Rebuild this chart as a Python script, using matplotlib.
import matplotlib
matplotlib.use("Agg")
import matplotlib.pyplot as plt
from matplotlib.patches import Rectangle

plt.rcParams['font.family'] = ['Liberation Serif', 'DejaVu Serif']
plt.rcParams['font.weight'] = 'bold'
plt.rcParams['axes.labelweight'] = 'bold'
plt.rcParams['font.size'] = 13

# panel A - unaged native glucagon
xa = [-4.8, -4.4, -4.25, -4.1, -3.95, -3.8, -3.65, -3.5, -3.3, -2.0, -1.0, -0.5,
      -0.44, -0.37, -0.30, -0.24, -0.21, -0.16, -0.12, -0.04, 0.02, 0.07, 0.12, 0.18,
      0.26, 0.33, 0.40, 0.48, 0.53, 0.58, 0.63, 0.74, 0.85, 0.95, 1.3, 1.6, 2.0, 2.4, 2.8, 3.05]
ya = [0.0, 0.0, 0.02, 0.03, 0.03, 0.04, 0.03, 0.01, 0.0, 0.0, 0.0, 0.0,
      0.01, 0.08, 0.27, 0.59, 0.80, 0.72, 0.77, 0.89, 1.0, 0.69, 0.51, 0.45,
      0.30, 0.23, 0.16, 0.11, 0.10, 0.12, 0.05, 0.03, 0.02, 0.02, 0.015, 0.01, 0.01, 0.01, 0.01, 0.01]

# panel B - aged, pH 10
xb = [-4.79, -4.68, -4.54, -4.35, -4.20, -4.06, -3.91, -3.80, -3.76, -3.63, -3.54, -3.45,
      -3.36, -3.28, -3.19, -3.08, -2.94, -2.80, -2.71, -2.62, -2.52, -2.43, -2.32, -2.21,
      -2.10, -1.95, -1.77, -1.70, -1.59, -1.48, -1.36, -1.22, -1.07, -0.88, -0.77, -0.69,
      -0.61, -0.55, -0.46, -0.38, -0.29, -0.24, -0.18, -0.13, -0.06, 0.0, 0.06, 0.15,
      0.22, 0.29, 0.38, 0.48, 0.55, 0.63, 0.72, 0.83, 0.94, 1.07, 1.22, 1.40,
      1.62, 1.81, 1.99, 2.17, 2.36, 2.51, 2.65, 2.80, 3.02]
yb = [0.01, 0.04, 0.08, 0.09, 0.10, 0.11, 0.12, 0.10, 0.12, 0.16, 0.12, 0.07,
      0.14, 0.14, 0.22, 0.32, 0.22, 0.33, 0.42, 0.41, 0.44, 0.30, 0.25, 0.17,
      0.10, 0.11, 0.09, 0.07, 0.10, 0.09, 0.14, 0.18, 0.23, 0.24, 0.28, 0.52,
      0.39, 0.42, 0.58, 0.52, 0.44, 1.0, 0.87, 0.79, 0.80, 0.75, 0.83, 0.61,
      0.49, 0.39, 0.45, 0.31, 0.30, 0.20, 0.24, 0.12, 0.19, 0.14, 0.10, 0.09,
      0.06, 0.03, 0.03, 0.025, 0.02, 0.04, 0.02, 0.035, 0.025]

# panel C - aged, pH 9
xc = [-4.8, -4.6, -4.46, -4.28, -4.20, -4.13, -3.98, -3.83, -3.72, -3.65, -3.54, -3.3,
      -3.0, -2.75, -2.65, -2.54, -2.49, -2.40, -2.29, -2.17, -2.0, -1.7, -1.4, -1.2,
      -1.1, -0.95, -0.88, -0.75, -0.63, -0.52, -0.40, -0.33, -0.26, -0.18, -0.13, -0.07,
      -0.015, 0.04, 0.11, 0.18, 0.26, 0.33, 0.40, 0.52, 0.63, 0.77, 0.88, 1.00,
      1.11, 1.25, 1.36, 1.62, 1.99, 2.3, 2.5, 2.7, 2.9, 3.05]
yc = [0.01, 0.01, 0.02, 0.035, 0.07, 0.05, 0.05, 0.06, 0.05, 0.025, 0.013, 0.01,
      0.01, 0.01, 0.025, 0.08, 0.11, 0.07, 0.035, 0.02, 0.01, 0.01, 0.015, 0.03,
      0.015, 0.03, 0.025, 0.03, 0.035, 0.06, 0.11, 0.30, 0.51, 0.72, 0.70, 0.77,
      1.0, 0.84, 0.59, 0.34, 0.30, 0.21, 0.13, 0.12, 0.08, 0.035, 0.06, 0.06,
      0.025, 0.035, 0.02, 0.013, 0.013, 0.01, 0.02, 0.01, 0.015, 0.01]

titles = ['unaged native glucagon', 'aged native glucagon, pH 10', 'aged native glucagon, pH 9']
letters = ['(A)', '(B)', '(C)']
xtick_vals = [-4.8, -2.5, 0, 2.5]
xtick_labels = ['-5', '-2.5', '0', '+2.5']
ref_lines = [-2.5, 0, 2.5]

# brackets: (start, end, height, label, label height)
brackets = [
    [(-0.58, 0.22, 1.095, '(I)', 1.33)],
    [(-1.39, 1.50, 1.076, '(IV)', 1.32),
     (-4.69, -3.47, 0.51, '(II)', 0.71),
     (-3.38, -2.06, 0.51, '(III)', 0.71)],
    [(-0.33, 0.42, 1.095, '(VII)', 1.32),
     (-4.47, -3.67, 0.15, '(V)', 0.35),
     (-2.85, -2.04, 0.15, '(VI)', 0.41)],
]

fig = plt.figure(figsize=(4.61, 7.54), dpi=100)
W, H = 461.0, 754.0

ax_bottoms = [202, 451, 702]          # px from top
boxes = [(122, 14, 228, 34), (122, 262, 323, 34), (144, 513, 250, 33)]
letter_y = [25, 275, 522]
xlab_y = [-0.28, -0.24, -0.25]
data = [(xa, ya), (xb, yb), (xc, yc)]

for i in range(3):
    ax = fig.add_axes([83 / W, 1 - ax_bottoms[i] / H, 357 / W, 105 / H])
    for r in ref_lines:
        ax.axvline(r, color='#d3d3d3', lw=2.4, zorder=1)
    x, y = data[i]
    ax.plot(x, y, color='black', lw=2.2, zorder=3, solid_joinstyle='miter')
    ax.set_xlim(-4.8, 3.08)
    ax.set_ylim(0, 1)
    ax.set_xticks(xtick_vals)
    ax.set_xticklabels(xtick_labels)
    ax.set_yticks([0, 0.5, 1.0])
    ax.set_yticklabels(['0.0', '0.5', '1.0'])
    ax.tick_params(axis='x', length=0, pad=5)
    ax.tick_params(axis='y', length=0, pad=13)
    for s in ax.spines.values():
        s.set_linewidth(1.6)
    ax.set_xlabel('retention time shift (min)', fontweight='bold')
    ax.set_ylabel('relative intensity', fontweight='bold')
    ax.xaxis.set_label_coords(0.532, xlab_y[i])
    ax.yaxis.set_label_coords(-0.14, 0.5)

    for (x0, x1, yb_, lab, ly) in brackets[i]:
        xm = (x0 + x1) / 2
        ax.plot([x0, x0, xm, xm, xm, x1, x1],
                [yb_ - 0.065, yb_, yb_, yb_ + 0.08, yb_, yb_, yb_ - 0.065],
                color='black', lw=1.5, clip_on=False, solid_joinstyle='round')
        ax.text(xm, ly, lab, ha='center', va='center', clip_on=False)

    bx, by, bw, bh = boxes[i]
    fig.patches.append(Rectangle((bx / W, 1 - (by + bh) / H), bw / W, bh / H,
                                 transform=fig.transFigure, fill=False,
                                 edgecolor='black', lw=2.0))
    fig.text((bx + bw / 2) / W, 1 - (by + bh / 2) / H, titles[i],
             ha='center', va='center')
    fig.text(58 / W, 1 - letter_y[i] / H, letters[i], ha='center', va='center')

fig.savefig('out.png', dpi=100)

--

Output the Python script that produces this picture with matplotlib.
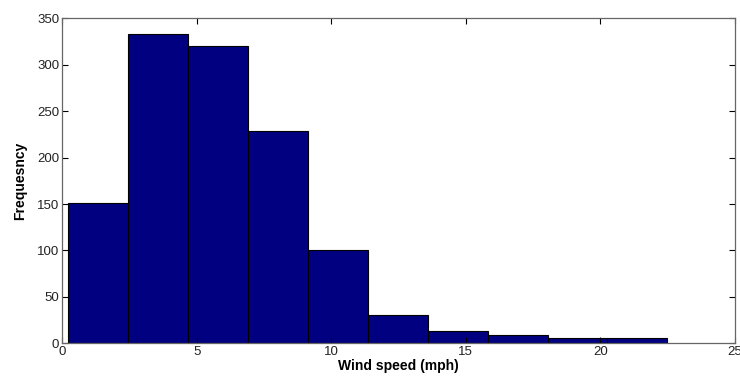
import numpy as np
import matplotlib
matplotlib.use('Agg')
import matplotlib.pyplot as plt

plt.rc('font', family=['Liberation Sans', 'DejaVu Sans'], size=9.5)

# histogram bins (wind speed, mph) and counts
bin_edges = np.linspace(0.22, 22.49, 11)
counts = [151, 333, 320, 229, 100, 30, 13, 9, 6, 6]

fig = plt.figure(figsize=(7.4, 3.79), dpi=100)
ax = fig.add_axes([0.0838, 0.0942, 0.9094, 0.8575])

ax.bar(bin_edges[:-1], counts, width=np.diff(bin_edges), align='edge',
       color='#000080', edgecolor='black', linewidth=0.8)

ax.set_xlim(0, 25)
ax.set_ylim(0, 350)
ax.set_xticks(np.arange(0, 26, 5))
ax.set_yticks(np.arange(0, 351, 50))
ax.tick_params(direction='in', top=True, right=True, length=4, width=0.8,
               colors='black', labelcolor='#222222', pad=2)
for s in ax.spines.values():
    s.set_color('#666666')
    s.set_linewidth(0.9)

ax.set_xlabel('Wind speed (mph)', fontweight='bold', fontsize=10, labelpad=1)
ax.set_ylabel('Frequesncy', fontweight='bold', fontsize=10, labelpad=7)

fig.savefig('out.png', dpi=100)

WHAT THIS TASK INVOLVES: Only the lines from the one containing "Rebuild this chart" through the one containing "0.01, 0.01, 0.01]" are to be retyped, both boundary lines included, with no other material.

TASK ANSWER:
Rebuild this chart as a Python script, using matplotlib.
import matplotlib
matplotlib.use("Agg")
import matplotlib.pyplot as plt
from matplotlib.patches import Rectangle

plt.rcParams['font.family'] = ['Liberation Serif', 'DejaVu Serif']
plt.rcParams['font.weight'] = 'bold'
plt.rcParams['axes.labelweight'] = 'bold'
plt.rcParams['font.size'] = 13

# panel A - unaged native glucagon
xa = [-4.8, -4.4, -4.25, -4.1, -3.95, -3.8, -3.65, -3.5, -3.3, -2.0, -1.0, -0.5,
      -0.44, -0.37, -0.30, -0.24, -0.21, -0.16, -0.12, -0.04, 0.02, 0.07, 0.12, 0.18,
      0.26, 0.33, 0.40, 0.48, 0.53, 0.58, 0.63, 0.74, 0.85, 0.95, 1.3, 1.6, 2.0, 2.4, 2.8, 3.05]
ya = [0.0, 0.0, 0.02, 0.03, 0.03, 0.04, 0.03, 0.01, 0.0, 0.0, 0.0, 0.0,
      0.01, 0.08, 0.27, 0.59, 0.80, 0.72, 0.77, 0.89, 1.0, 0.69, 0.51, 0.45,
      0.30, 0.23, 0.16, 0.11, 0.10, 0.12, 0.05, 0.03, 0.02, 0.02, 0.015, 0.01, 0.01, 0.01, 0.01, 0.01]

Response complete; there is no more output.